Non-Yankee fans are sick of hearing about Jeter. I get that. But that's kinda too bad, because he keeps delivering in the crucial spot, and he keeps pulling these little virtuosic bits of genius from the ether. If there are brief, circular spaces of opportunity in moments of extreme pressure, Jeter is the man who's learned to find and lunge through the void without hesitation. A physical feat becomes amazing for its odd anticipation, improbable with recurrence, and transcendent in frequency. Jeter, he of the strange green eyes, is at the very least an anomaly.

So. One more thing:

Quintessential Mariano Rivera moment #1: Unlike Jeter, the Mariano Rivera phenomenon is highly explicable: he has an amazing pitch that turns out to be the best one-trick pony in professional sports. The cut fastball looks, for all the world, like any number of straight or slightly-moving fastballs a given professional hitter has seen maybe a hundred thousand times in his life. And then it moves drastically to the left, like a slider except way faster, which to put it plainly is just unfair. The ball tails away like a fading dream against right-handed batters, producing ugly flails and limp ground-outs, but it reaches a true peak of devastation against lefties. The straight fastball they were going to crush is suddenly in on their hands in an inexplicable (and probably frightening) trajectory, and all they can do is transform their long, fluid swing, honed since they were young men being groomed for fame, into a short, defensive, awkward punch of lumber.

This is precisely what happened to Mauer in the 8th inning with two outs in game 3, and the splintered wood of his broken bat and the slow dribbling ball that trickled harmlessly to Teixeira might as well have been stock footage from the Rivera archive. The cut fastball pays homage to no man, not even the MVP.

If you read yesterday's post, you know I'm riding a 4-for-4 streak in playoff predictions, only three series' away from a perfect bracket. With LA and Philly starting their series tonight in SoCal, it's time for the next round of predictions.

NLCS: Dodgers defeat Phillies, 4-1

Cliff Lee is the best starter in this series, but he can't pitch game 1, and if he pitches game 2 it'll be on 3 days' rest. Other than Lee, the Dodgers have the better rotation.
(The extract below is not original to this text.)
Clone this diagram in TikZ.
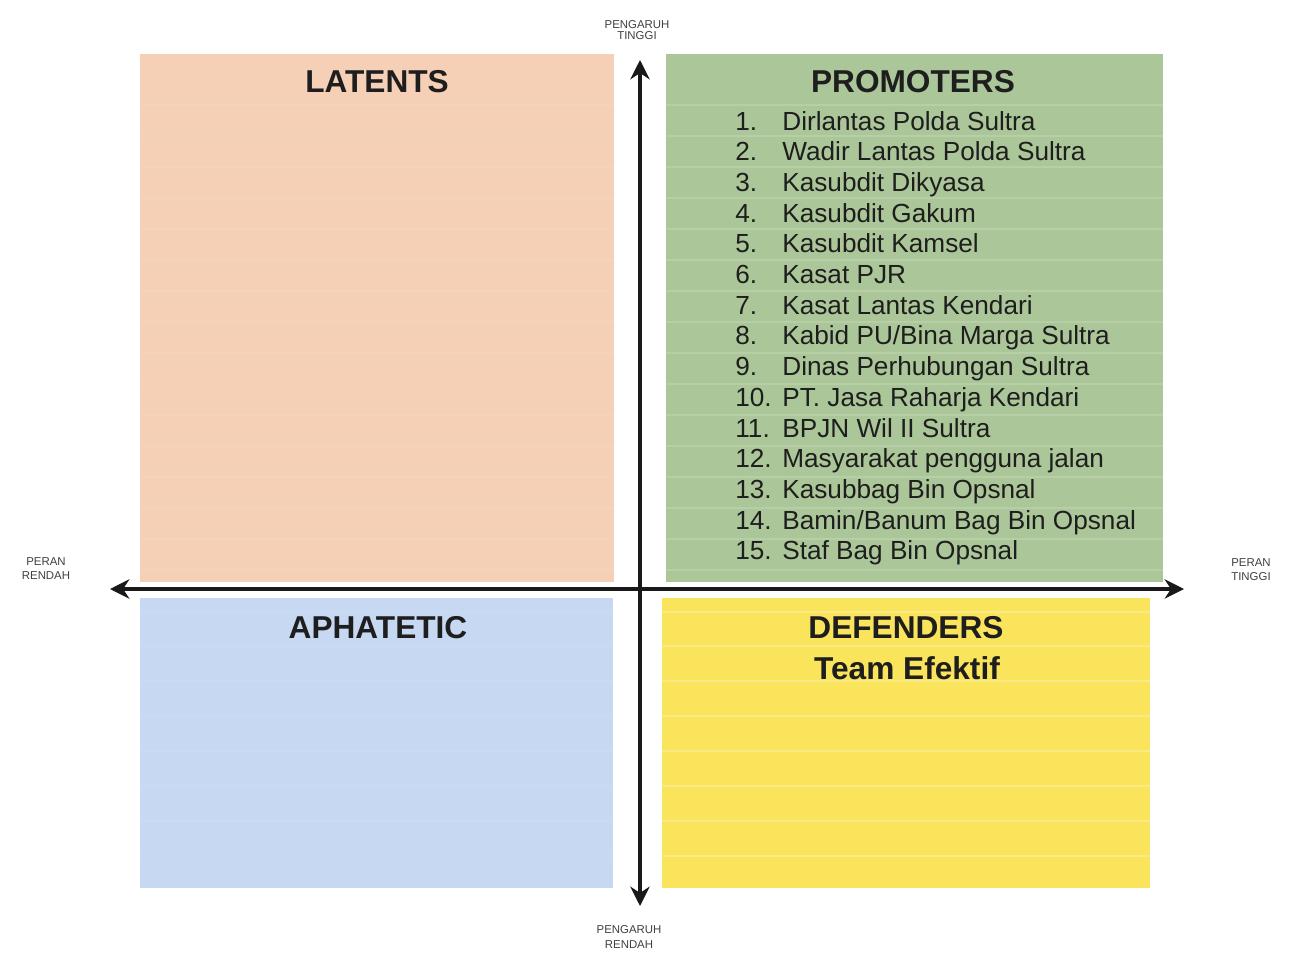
\documentclass[tikz,border=0pt]{standalone}
\usepackage{fontspec}
\setmainfont{Liberation Sans}
\usetikzlibrary{arrows.meta}
\definecolor{cLat}{HTML}{F5CFB6}
\definecolor{cPro}{HTML}{ABC698}
\definecolor{cAph}{HTML}{C7D8F2}
\definecolor{cDef}{HTML}{F9E45C}
\definecolor{cTxt}{HTML}{1E1E1E}
\tikzset{
  quad/.style={draw=none},
  qtitle/.style={font=\fontsize{18}{20}\selectfont\bfseries, text=cTxt, inner sep=0pt},
  axislabel/.style={font=\fontsize{6.5}{7}\selectfont, text=cTxt!85, inner sep=0pt},
  listnum/.style={font=\fontsize{14.9}{16}\selectfont, text=cTxt, anchor=base west, inner sep=0pt},
  listtxt/.style={font=\fontsize{14.9}{16}\selectfont, text=cTxt, anchor=base west, inner sep=0pt},
  axisline/.style={line width=2.8pt, black!90, -{Stealth[length=11pt,width=11pt]}},
  stripe/.style={white, opacity=0.15, line width=0.8pt}
}
\begin{document}
\begin{tikzpicture}[x={(0.02cm,0)}, y={(0,-0.02cm)}]
\useasboundingbox (0,0) rectangle (1295,957);
\fill[white] (0,0) rectangle (1295,957);
% quadrants
\fill[cLat] (140,54) rectangle (614,582);
\fill[cPro] (666,54) rectangle (1163,582);
\fill[cAph] (140,598) rectangle (613,888);
\fill[cDef] (662,598) rectangle (1150,888);
% faint stripes
\foreach \yy in {105,136,167,198,229,260,291,322,353,384,415,446,477,508,539,570}{
  \draw[stripe] (666,\yy) -- (1163,\yy);
  \draw[stripe, opacity=0.07] (140,\yy) -- (614,\yy);
}
\foreach \yy in {612,646,681,716,751,786,821,856}{
  \draw[stripe, opacity=0.25] (662,\yy) -- (1150,\yy);
  \draw[stripe, opacity=0.07] (140,\yy) -- (613,\yy);
}
% titles
\node[qtitle] (lat) at (377,82) {LATENTS};
\node[qtitle] (pro) at (913,82) {PROMOTERS};
\node[qtitle] (aph) at (378,628) {APHATETIC};
\node[qtitle] (def) at (906,628) {DEFENDERS};
\node[qtitle] (team) at (907,668) {Team Efektif};
% list
\foreach \n/\t [count=\i from 0] in {
 1./{Dirlantas Polda Sultra},
 2./{Wadir Lantas Polda Sultra},
 3./{Kasubdit Dikyasa},
 4./{Kasubdit Gakum},
 5./{Kasubdit Kamsel},
 6./{Kasat PJR},
 7./{Kasat Lantas Kendari},
 8./{Kabid PU/Bina Marga Sultra},
 9./{Dinas Perhubungan Sultra},
 10./{PT. Jasa Raharja Kendari},
 11./{BPJN Wil II Sultra},
 12./{Masyarakat pengguna jalan},
 13./{Kasubbag Bin Opsnal},
 14./{Bamin/Banum Bag Bin Opsnal},
 15./{Staf Bag Bin Opsnal}}{
  \node[listnum] (num\i) at (735,{130+30.7*\i}) {\n};
  \node[listtxt] (item\i) at (782,{130+30.7*\i}) {\t};
}
% axes
\coordinate (vtop) at (640,60);
\coordinate (vbot) at (640,906);
\coordinate (hl) at (110,589);
\coordinate (hr) at (1184,589);
\coordinate (vc) at (640,589);
\draw[axisline] (vc) -- (vtop);
\draw[axisline] (vc) -- (vbot);
\draw[axisline] (vc) -- (hl);
\draw[axisline] (vc) -- (hr);
% axis labels
\node[axislabel, align=center] (pt) at (637,30) {PENGARUH\\[-1pt]TINGGI};
\node[axislabel, align=center] (pr) at (629,937) {PENGARUH\\[1pt]RENDAH};
\node[axislabel, align=center] (rr) at (46,569) {PERAN\\[1pt]RENDAH};
\node[axislabel, align=center] (rt) at (1251,570) {PERAN\\[1pt]TINGGI};
\end{tikzpicture}
\end{document}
Kershaw and Padilla proved their chops against a tough St. Louis line-up, and Wolf is better than he showed in game 1. I don't trust Hamels anymore, and I don't think anybody fears him. Beyond that, what? Pedro? Come on! The bullpen battle isn't even close; Sherrill, Kuo, Belisario, Weaver, and Broxton are all competent arms in Torre's arsenal, and Philly's pen, especially their closer, has looked like hell. Offensively the Phils are the best team in the NL, but the Dodgers are no slouches, and if Ethier and Manny get it going, Philly's odds get a lot longer. And let's face it: it's October, Manny's gonna get it going. This series changes dramatically if the visitors can win game 1 without Lee on the mound, but I'm seeing a quick piece of work by LA. Maybe Lee steals one game, but the Dodgers come through in five.


ALCS: Yankees defeat Angels, 4-1

These are the two best teams in baseball, and there are a lot of good reasons to be scared of the Angels. Alas, I'm not. If we can use Sabathia in game 4 on 3 days' rest, which is the current plan and will change only if a game gets rained out, we don't have to fret about Gaudin or Joba. Our bullpen is lights out as long as Hughes can overcome his recent tremors. The mini-slumps for Cano and Damon are spots of worry, but I expect Johnny to emerge in a big way. Cano, I have no idea. I love the guy, but under pressure your guess is as good as mine. The Angels have a great rotation. Lackey, Weaver, Kazmir, Saunders. All class all the way, for sure, and their pen is good-approaching-very-good. The offense is scrappy, like every Angels team ever. Scioscia is the best manager in the game. The whole team and fanbase is motivated by the story of pitcher Nick Adenhart, who died in a car crash on April 9th (and let me be the latest of many to point out that FOX using his death to promote the series is horribly, horribly tactless). There's a lot going for them, but for some reason I'm not scared. This Yankee team is on a different level than any team in baseball, and I think we'll win comfortably and end the Angels curse that's been dogging us for a decade.

And there it is. A Dodgers-Yankees series is in the cards. Old Joe vs. New Joe. New York vs. L.A. The Bronx vs. The Ghosts of Brooklyn. Sign me the hell up.